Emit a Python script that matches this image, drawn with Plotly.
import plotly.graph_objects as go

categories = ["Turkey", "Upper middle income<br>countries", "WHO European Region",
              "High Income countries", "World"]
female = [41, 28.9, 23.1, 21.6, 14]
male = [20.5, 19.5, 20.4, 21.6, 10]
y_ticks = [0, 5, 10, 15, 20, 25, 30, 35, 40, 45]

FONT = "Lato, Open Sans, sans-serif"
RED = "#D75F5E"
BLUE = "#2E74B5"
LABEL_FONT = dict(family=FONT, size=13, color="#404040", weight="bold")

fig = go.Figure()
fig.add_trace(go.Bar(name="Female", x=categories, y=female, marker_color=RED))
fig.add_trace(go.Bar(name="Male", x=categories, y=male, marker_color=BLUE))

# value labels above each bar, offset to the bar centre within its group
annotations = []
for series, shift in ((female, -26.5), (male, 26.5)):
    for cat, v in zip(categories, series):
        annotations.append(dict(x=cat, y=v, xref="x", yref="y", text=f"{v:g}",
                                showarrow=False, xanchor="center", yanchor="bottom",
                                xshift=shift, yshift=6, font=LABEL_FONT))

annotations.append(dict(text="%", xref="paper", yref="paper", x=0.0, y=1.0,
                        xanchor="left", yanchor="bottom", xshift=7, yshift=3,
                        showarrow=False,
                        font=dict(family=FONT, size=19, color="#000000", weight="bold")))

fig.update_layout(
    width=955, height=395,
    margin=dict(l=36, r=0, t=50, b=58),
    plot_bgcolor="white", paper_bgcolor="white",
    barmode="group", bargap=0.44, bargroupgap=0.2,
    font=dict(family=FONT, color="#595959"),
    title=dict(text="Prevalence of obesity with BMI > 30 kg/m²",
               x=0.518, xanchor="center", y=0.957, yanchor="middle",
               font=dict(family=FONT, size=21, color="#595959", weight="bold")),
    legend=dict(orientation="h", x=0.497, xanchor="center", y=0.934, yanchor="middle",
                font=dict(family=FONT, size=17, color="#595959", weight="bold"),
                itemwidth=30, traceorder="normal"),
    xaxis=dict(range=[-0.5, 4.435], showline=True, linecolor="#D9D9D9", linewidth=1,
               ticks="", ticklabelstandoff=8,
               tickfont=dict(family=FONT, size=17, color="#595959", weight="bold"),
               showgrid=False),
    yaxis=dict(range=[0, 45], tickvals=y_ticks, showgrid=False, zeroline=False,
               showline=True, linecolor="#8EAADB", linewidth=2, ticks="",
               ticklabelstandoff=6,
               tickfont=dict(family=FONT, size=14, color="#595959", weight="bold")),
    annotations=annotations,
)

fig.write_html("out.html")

^^^^^^^^

* What is asked *
Hand back the material above in full, exactly as written.

* Response *
Emit a Python script that matches this image, drawn with Plotly.
import plotly.graph_objects as go

categories = ["Turkey", "Upper middle income<br>countries", "WHO European Region",
              "High Income countries", "World"]
female = [41, 28.9, 23.1, 21.6, 14]
male = [20.5, 19.5, 20.4, 21.6, 10]
y_ticks = [0, 5, 10, 15, 20, 25, 30, 35, 40, 45]

FONT = "Lato, Open Sans, sans-serif"
RED = "#D75F5E"
BLUE = "#2E74B5"
LABEL_FONT = dict(family=FONT, size=13, color="#404040", weight="bold")

fig = go.Figure()
fig.add_trace(go.Bar(name="Female", x=categories, y=female, marker_color=RED))
fig.add_trace(go.Bar(name="Male", x=categories, y=male, marker_color=BLUE))

# value labels above each bar, offset to the bar centre within its group
annotations = []
for series, shift in ((female, -26.5), (male, 26.5)):
    for cat, v in zip(categories, series):
        annotations.append(dict(x=cat, y=v, xref="x", yref="y", text=f"{v:g}",
                                showarrow=False, xanchor="center", yanchor="bottom",
                                xshift=shift, yshift=6, font=LABEL_FONT))

annotations.append(dict(text="%", xref="paper", yref="paper", x=0.0, y=1.0,
                        xanchor="left", yanchor="bottom", xshift=7, yshift=3,
                        showarrow=False,
                        font=dict(family=FONT, size=19, color="#000000", weight="bold")))

fig.update_layout(
    width=955, height=395,
    margin=dict(l=36, r=0, t=50, b=58),
    plot_bgcolor="white", paper_bgcolor="white",
    barmode="group", bargap=0.44, bargroupgap=0.2,
    font=dict(family=FONT, color="#595959"),
    title=dict(text="Prevalence of obesity with BMI > 30 kg/m²",
               x=0.518, xanchor="center", y=0.957, yanchor="middle",
               font=dict(family=FONT, size=21, color="#595959", weight="bold")),
    legend=dict(orientation="h", x=0.497, xanchor="center", y=0.934, yanchor="middle",
                font=dict(family=FONT, size=17, color="#595959", weight="bold"),
                itemwidth=30, traceorder="normal"),
    xaxis=dict(range=[-0.5, 4.435], showline=True, linecolor="#D9D9D9", linewidth=1,
               ticks="", ticklabelstandoff=8,
               tickfont=dict(family=FONT, size=17, color="#595959", weight="bold"),
               showgrid=False),
    yaxis=dict(range=[0, 45], tickvals=y_ticks, showgrid=False, zeroline=False,
               showline=True, linecolor="#8EAADB", linewidth=2, ticks="",
               ticklabelstandoff=6,
               tickfont=dict(family=FONT, size=14, color="#595959", weight="bold")),
    annotations=annotations,
)

fig.write_html("out.html")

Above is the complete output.